For two years now the Constitutional court has been coasting along WITHOUT A REGISTRAR!!! THE MOST IMPORTANT MEMBER OF THE COURT!!! WITHOUT WHICH RULINGS ARE NULL AND VOID;
Further, since 2013 we have demanded a TRC into the banking system and since then the Rand has halved; meaning, half of ALL our value was eroded; gone; this is a threat to the peace, prosperity and sovereignty of the Republic of South Africa; we have the full and lawful right to peacefully perform a citizen’s arrest and institute lawful Justices;
The necessity of the self-preservation of the 99% is now at stake;
law of necessity is the law of the time; that is, of the instant, or present moment. Hob. 159.
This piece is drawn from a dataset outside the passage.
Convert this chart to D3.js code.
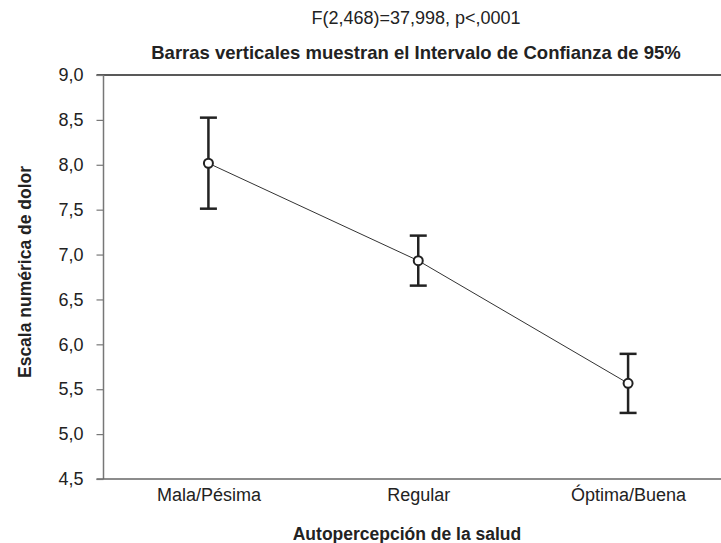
<!DOCTYPE html>
<html>
<head>
<meta charset="utf-8">
<script src="https://cdn.jsdelivr.net/npm/d3@7"></script>
<style>
  body { margin: 0; background: #fff; }
  svg { display: block; font-family: "Liberation Sans", Arial, sans-serif; }
</style>
</head>
<body>
<svg id="chart" width="721" height="543"></svg>
<script>
// data
var categories = ["Mala/Pésima", "Regular", "Óptima/Buena"];
var means = [8.017, 6.932, 5.566];
var lower = [7.511, 6.654, 5.236];
var upper = [8.525, 7.211, 5.894];
var yTicks = [4.5, 5.0, 5.5, 6.0, 6.5, 7.0, 7.5, 8.0, 8.5, 9.0];

var svg = d3.select("#chart");
var plotLeft = 103.5, plotTop = 75, plotBottom = 479;

var x = d3.scalePoint()
    .domain(categories)
    .range([plotLeft, 733])
    .padding(0.5);

var y = d3.scaleLinear()
    .domain([4.5, 9.0])
    .range([plotBottom, plotTop]);

var fmt = function (d) { return d3.format(".1f")(d).replace(".", ","); };

// titles
svg.append("text")
    .attr("x", 416).attr("y", 24)
    .attr("text-anchor", "middle")
    .attr("font-size", 18).attr("fill", "#222")
    .text("F(2,468)=37,998, p<,0001");
svg.append("text")
    .attr("x", 416).attr("y", 59)
    .attr("text-anchor", "middle")
    .attr("font-size", 18.5).attr("font-weight", "bold").attr("fill", "#222")
    .text("Barras verticales muestran el Intervalo de Confianza de 95%");

// frame lines
svg.append("line")
    .attr("x1", plotLeft - 7).attr("x2", 721)
    .attr("y1", plotTop).attr("y2", plotTop)
    .attr("stroke", "#222").attr("stroke-width", 1.5);
svg.append("line")
    .attr("x1", plotLeft).attr("x2", plotLeft)
    .attr("y1", plotTop).attr("y2", plotBottom)
    .attr("stroke", "#777").attr("stroke-width", 1.5);
svg.append("line")
    .attr("x1", plotLeft - 7).attr("x2", 721)
    .attr("y1", plotBottom).attr("y2", plotBottom)
    .attr("stroke", "#666").attr("stroke-width", 1.5);

// y axis
var yAxis = d3.axisLeft(y)
    .tickValues(yTicks)
    .tickFormat(fmt)
    .tickSize(7)
    .tickPadding(13);
var gy = svg.append("g")
    .attr("transform", "translate(" + plotLeft + ",0)")
    .call(yAxis);
gy.select(".domain").remove();
gy.selectAll(".tick line").attr("stroke", "#777").attr("stroke-width", 1.2);
gy.selectAll(".tick text")
    .attr("font-size", 18).attr("fill", "#222")
    .attr("font-family", "Liberation Sans, Arial, sans-serif");

// x axis labels
var xAxis = d3.axisBottom(x).tickSize(0).tickPadding(9);
var gx = svg.append("g")
    .attr("transform", "translate(0," + plotBottom + ")")
    .call(xAxis);
gx.select(".domain").remove();
gx.selectAll(".tick text")
    .attr("font-size", 18).attr("fill", "#222")
    .attr("font-family", "Liberation Sans, Arial, sans-serif");

// axis titles
svg.append("text")
    .attr("x", 407).attr("y", 540)
    .attr("text-anchor", "middle")
    .attr("font-size", 17.5).attr("font-weight", "bold").attr("fill", "#222")
    .text("Autopercepción de la salud");
svg.append("text")
    .attr("transform", "translate(31,272) rotate(-90)")
    .attr("text-anchor", "middle")
    .attr("font-size", 17.5).attr("font-weight", "bold").attr("fill", "#222")
    .text("Escala numérica de dolor");

// connecting line
var line = d3.line()
    .x(function (d, i) { return x(categories[i]); })
    .y(function (d) { return y(d); });
svg.append("path")
    .datum(means)
    .attr("d", line)
    .attr("fill", "none")
    .attr("stroke", "#333")
    .attr("stroke-width", 1);

// error bars
var bars = svg.append("g").selectAll("g")
    .data(categories)
    .enter().append("g");
bars.append("line")
    .attr("x1", function (d) { return x(d); })
    .attr("x2", function (d) { return x(d); })
    .attr("y1", function (d, i) { return y(lower[i]); })
    .attr("y2", function (d, i) { return y(upper[i]); })
    .attr("stroke", "#222").attr("stroke-width", 2.5);
[lower, upper].forEach(function (arr) {
    bars.append("line")
        .attr("x1", function (d) { return x(d) - 8.5; })
        .attr("x2", function (d) { return x(d) + 8.5; })
        .attr("y1", function (d, i) { return y(arr[i]); })
        .attr("y2", function (d, i) { return y(arr[i]); })
        .attr("stroke", "#222").attr("stroke-width", 2.5);
});
bars.append("circle")
    .attr("cx", function (d) { return x(d); })
    .attr("cy", function (d, i) { return y(means[i]); })
    .attr("r", 4.5)
    .attr("fill", "#fff")
    .attr("stroke", "#222").attr("stroke-width", 2);
</script>
</body>
</html>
Necessity is the law of time and of place. 1 Hale, P. C. 54.
Necessity excuses or extenuates a delinquency in capital cases, which has not the same operation in civil cases. Bac. Max.
Necessity makes that lawful which otherwise is not lawful. 10 Coke, 61.
Nothing is more just than that which is necessary. Da y.Ir.K.B. 12; Branch, Princ.
Bac. Max. 25. Necessity gives a privilege with reference to private rights. The necessity involved in this maxim is of three kinds, viz.:
(1) Necessity of self-preservation;
(2) of obedience; and
(3) necessity resulting from the act of God, or of a stranger. Noy, Max. 32.
Necessity has no law. Plowd. 18a. “Necessity shall be a good excuse in our law, and in every other law.” Id.
Necessity is not restrained by law; since what otherwise is not lawful necessity makes lawful. 2 Inst. 326.
Necessity overrules the law. Hob. 144; Cooley, Const. Lim. 4th Ed. 747.
Necessity overcomes law; it derides the fetters of laws. Hob. 144.
That is necessary which cannot be otherwise.